How's the Land Ah Project Coming? - Thoughts.....

D Ink Man

Well-known member
Printing Inks and Printing – History vs. New Technology


Printing INKS were invented or discovered some 4500 years ago by the Egyptians and Chinese. It took about another 17 centuries until PRINTING was invented in its crudest form. Another 2000 years passed until PRINTING was developed to the point where it could be used to produce reasonable duplicate reproductions.
There are two key points presented here today. Firstly, INK was invented eons before the first appreciable printing piece was ever produced. Secondly, the makeup of an INK has remained relatively the same as to what the folks in 2500 BC had come up with. Continuing to point; there are three (3) major components in any INK that provide the mechanism that make it work. The most important component of these three components is the vehicle. You can look at a vehicle as a simile to a living organism and its blood. Without blood, the organism cannot live. This provides basis for thought and the attempts that are being made with much unproven print technology. Some of the obstacles that the new inventors are facing are the mechanism of transference, adequate solubility and proper film formation on a given substrate. This is just to name a few when you endeavor to eliminate the component that people from centuries long ago understood was the ‘key’ to making INK.
With the new technology the developer has mistakenly introduced the PRINTING before the INK. In the most basic elementary ways of thinking and studying history as briefly aforementioned, one can see quite coherently the error that is being made. Trying to expeditiously correct the oversight will be a monumental task to overcome with the eagerness of the proprieties that have so far committed investment into it.
We live in a very advancing technological era. There is no mistaking that. Even our grandparents would be astounded by the strides and innovations that have been made in the last half century. With that said, it seems pretty preposterous that the discoveries and progress that mankind has made in 4500 years can be outdone in a whisper of time as short as a year or even a decade.
What is one than supposed to take from this writing? Studying history very long term and taking knowledge and wisdom gained from our forefathers will enlighten us to forge ahead gracefully to a more realistic future. Take it easy, slow and methodical. Learn intently and do not hasten progress for the benefit of very short term economic gain. To do so, would be an insult to the people who got us this far.
This was written as a contrarian view to the proposed technology of Nanography in 2014.
 
Not sure I can agree with your reasoning.
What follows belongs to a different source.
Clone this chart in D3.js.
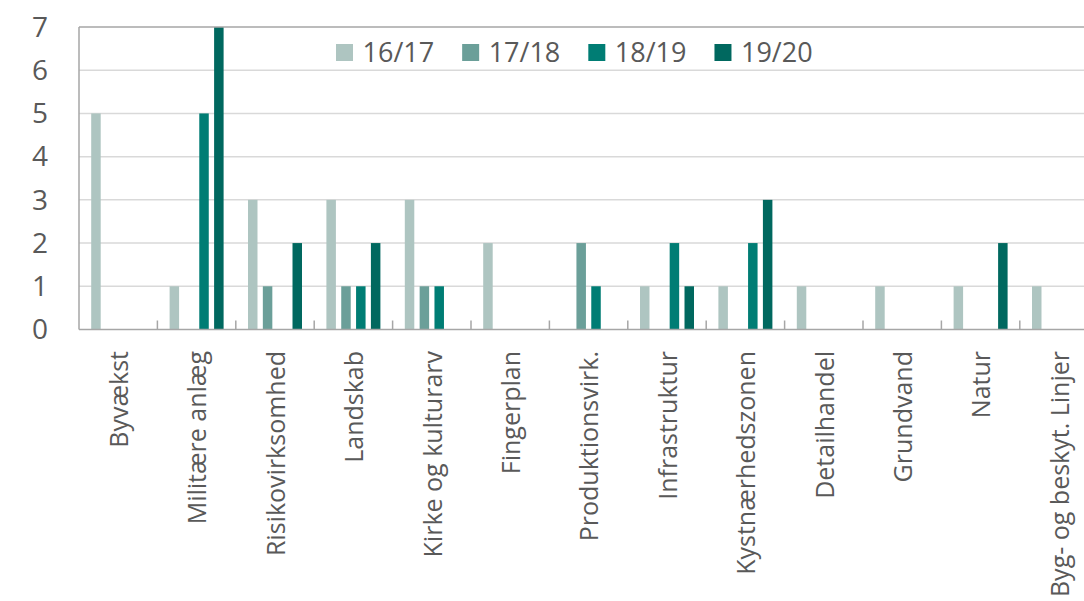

You have a narrow definition of ink. Landa AFAIK does not use a vehicle as you define it to contain his pigments. In his case it's the press that's the vehicle.
How long a technology has been in use is not a reason to not abandon it. If a better technology is introduced the the old will be abandoned. Survival of the fittest (that which "fits").

"the developer has mistakenly introduced the PRINTING before the INK." Actually Landa's "ink" was developed before the printing.
"it seems pretty preposterous that the discoveries and progress that mankind has made in 4500 years can be outdone in a whisper of time as short as a year or even a decade." It happens - to wit (as one example): the Internet and the World-Wide-Web, cell phones, etc.

Landa's press is being tested in real production environments. I don't know how well they're doing, but there is no guarantee that the process will succeed. It might fail and be abandoned - like the Creo/Agfa Litespeed on press plate imaging system. Even if it succeeds technically it will still need to be financially compelling enough to be adopted. That's not guaranteed.

The press operator at their only production facility (in Israel) says: “There are some jobs where we agree with our customers that the quality is not yet perfect” It may never be.

And that’s not even considering the economics, nor the environmental issues that Landa remains silent on.